Ok you obviously either have not read the sticky at the top of the page here about how Harmans work or it is not resonating with you, has not registered. Same with the included manual and instructions. It's ok, that seems to be normal around here.
Harman stoves through the ESP continually change feed rates *at will*, up to and including your high limit feed setting. In this shoulder season it's unlikely the stove is trying to put out max output for any amount of time. It's only during max output that the stove will feed at your limit setting. So ultimately right now it doesn't matter what you set the limit at regarding feed rate, 3 or 4 will work fine, so will 5.. This is not a manual feed system, your stove may well often be feeding itself at level 1 and 2 often this time of year. A good indication of feed being used is size of flame. If your flame is moderate in height, not totally filling your fire box then it is not being fed anywhere near max settings. If your flame is low, maybe even for hours at a time in mid day, it may even have gone into a maintenance burn rate, probably level 1.

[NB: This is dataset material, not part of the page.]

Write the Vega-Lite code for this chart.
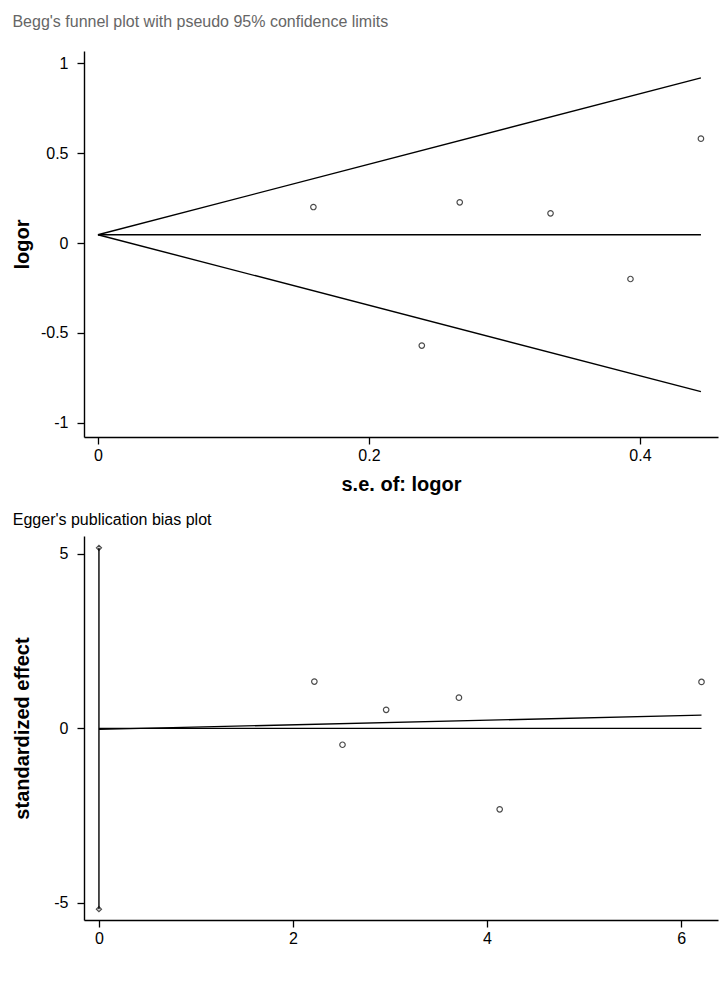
{
  "$schema": "https://vega.github.io/schema/vega-lite/v6.json",
  "padding": {"left": 12, "top": 14, "right": 5, "bottom": 5},
  "background": "white",
  "config": {
    "view": {"stroke": null},
    "font": "Liberation Sans",
    "axis": {
      "grid": false,
      "domainColor": "#000",
      "domainWidth": 1.4,
      "tickColor": "#000",
      "tickWidth": 1.3,
      "tickSize": 7,
      "labelFont": "Liberation Sans",
      "labelFontSize": 16,
      "labelColor": "#000",
      "titleFont": "Liberation Sans",
      "titleFontSize": 20,
      "titleFontWeight": "bold",
      "titleColor": "#000"
    },
    "axisX": {"labelPadding": 3},
    "axisY": {"labelPadding": 9},
    "title": {"font": "Liberation Sans", "fontSize": 16, "fontWeight": "normal", "color": "#000", "anchor": "start"}
  },
  "datasets": {
    "funnel": [
      {"line": "upper", "se": 0, "logor": 0.046},
      {"line": "upper", "se": 0.445, "logor": 0.918},
      {"line": "lower", "se": 0, "logor": 0.046},
      {"line": "lower", "se": 0.445, "logor": -0.826},
      {"line": "center", "se": 0, "logor": 0.046},
      {"line": "center", "se": 0.445, "logor": 0.046}
    ],
    "studies": [
      {"se": 0.159, "logor": 0.20},
      {"se": 0.239, "logor": -0.57},
      {"se": 0.267, "logor": 0.226},
      {"se": 0.334, "logor": 0.165},
      {"se": 0.393, "logor": -0.20},
      {"se": 0.445, "logor": 0.58}
    ],
    "eggerLines": [
      {"line": "ci", "precision": 0, "effect": -5.18},
      {"line": "ci", "precision": 0, "effect": 5.17},
      {"line": "zero", "precision": 0, "effect": 0},
      {"line": "zero", "precision": 6.21, "effect": 0},
      {"line": "fit", "precision": 0, "effect": -0.03},
      {"line": "fit", "precision": 6.21, "effect": 0.38}
    ],
    "ciEnds": [
      {"precision": 0, "effect": -5.18},
      {"precision": 0, "effect": 5.17}
    ],
    "egger": [
      {"precision": 2.22, "effect": 1.34},
      {"precision": 2.51, "effect": -0.47},
      {"precision": 2.96, "effect": 0.53},
      {"precision": 3.71, "effect": 0.88},
      {"precision": 4.13, "effect": -2.32},
      {"precision": 6.21, "effect": 1.33}
    ]
  },
  "vconcat": [
    {
      "width": 634,
      "height": 386,
      "title": {"text": "Begg's funnel plot with pseudo 95% confidence limits", "offset": 5, "baseline": "bottom", "color": "#666"},
      "layer": [
        {
          "data": {"name": "funnel"},
          "mark": {"type": "line", "color": "#000", "strokeWidth": 1.4},
          "encoding": {
            "x": {"field": "se", "type": "quantitative", "scale": {"domain": [-0.0103, 0.4576], "nice": false, "zero": false},
                  "axis": {"values": [0, 0.2, 0.4], "title": "s.e. of: logor", "labelExpr": "datum.value + ''", "titlePadding": 11}},
            "y": {"field": "logor", "type": "quantitative", "scale": {"domain": [-1.078, 1.067], "nice": false, "zero": false},
                  "axis": {"values": [-1, -0.5, 0, 0.5, 1], "title": "logor", "labelExpr": "datum.value + ''", "titlePadding": 8}},
            "detail": {"field": "line", "type": "nominal"}
          }
        },
        {
          "data": {"name": "studies"},
          "mark": {"type": "point", "shape": "circle", "filled": false, "color": "#000", "strokeWidth": 1.2, "size": 30},
          "encoding": {
            "x": {"field": "se", "type": "quantitative"},
            "y": {"field": "logor", "type": "quantitative"}
          }
        }
      ]
    },
    {
      "width": 634,
      "height": 384,
      "title": {"text": "Egger's publication bias plot", "offset": -8, "baseline": "bottom"},
      "layer": [
        {
          "data": {"name": "eggerLines"},
          "mark": {"type": "line", "color": "#000", "strokeWidth": 1.4},
          "encoding": {
            "x": {"field": "precision", "type": "quantitative", "scale": {"domain": [-0.154, 6.38], "nice": false, "zero": false},
                  "axis": {"values": [0, 2, 4, 6], "title": null, "labelExpr": "datum.value + ''"}},
            "y": {"field": "effect", "type": "quantitative", "scale": {"domain": [-5.49, 5.51], "nice": false, "zero": false},
                  "axis": {"values": [-5, 0, 5], "title": "standardized effect", "labelExpr": "datum.value + ''", "titlePadding": 21}},
            "detail": {"field": "line", "type": "nominal"}
          }
        },
        {
          "data": {"name": "ciEnds"},
          "mark": {"type": "point", "shape": "diamond", "filled": false, "color": "#000", "strokeWidth": 1.2, "size": 26},
          "encoding": {
            "x": {"field": "precision", "type": "quantitative"},
            "y": {"field": "effect", "type": "quantitative"}
          }
        },
        {
          "data": {"name": "egger"},
          "mark": {"type": "point", "shape": "circle", "filled": false, "color": "#000", "strokeWidth": 1.2, "size": 30},
          "encoding": {
            "x": {"field": "precision", "type": "quantitative"},
            "y": {"field": "effect", "type": "quantitative"}
          }
        }
      ]
    }
  ],
  "spacing": 99,
  "bounds": "flush"
}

"The one inch Burn Line "/ash line and it's total misunderstanding : The one inch burn line is a test procedure to set max feed rate for a given pellet at.. It's done at max temp setting ( turn the stove all the way up to the maximum heat range and plan on a good 30-40 minute burn) and you may have to open windows. After about 20 minutes of burning at maximum output start turning up the feed in 5-10 minute intervals until such a time as it achieves an ash line around 1/2"-1" from the edge of the burn pot. That is your max feed for that pellet. Note that some super low ash pellets may have a hard time getting a line to form as the very little and light ash is blown off the pot. No problem with all the crappy heavy ash box store pellets. When I conducted this test on my P61 using LaCrete pellets I ended up at just over feed rate 5. The manual says that feed rate between 3 and 4 is a good starting point as I recall. But those rates obviously are not optimum for max heat output for my P61 when burning LaCrete. Will the stove ever hit feed rate 5 on it's own ? Maybe on a cold winters night when playing catch up from a cold house . But my stove never ever has used pellets at the rate it did during that test, in that 35 minute test it went through 1/4 of a hopper of pellets. I ask you, has your stove ever used 1/4 of a hopper of pellets in 35 minutes ? Then it isn't running at max output to heat your house and neither is mine. And I ran that winter at feed rate 5 !! I'm sure it touched that feed rate periodically but not for any length of time. Last winter I ran with the rate set between 4 and 4-1/4. I tried 3 , as the weather got colder the stove took longer and longer to recover.
There are many stoves out there where you set the feed at say 3 then that is what the stove runs at. You have to manually set the feed. Harman is not one of them. By the same token, you cut the max feed capability back and then you turn your P 61 ( 61,000 btu max output) into a P50 ( 50,000 btu) or likewise, your 52i into a 40i by limiting it's available max output. For the most part none of these stoves run at max to heat or houses but they may need to to catch heating needs up. And then they throttle back, that's what the up and down flame thing is all about that we mysteriously watch our Harmans do.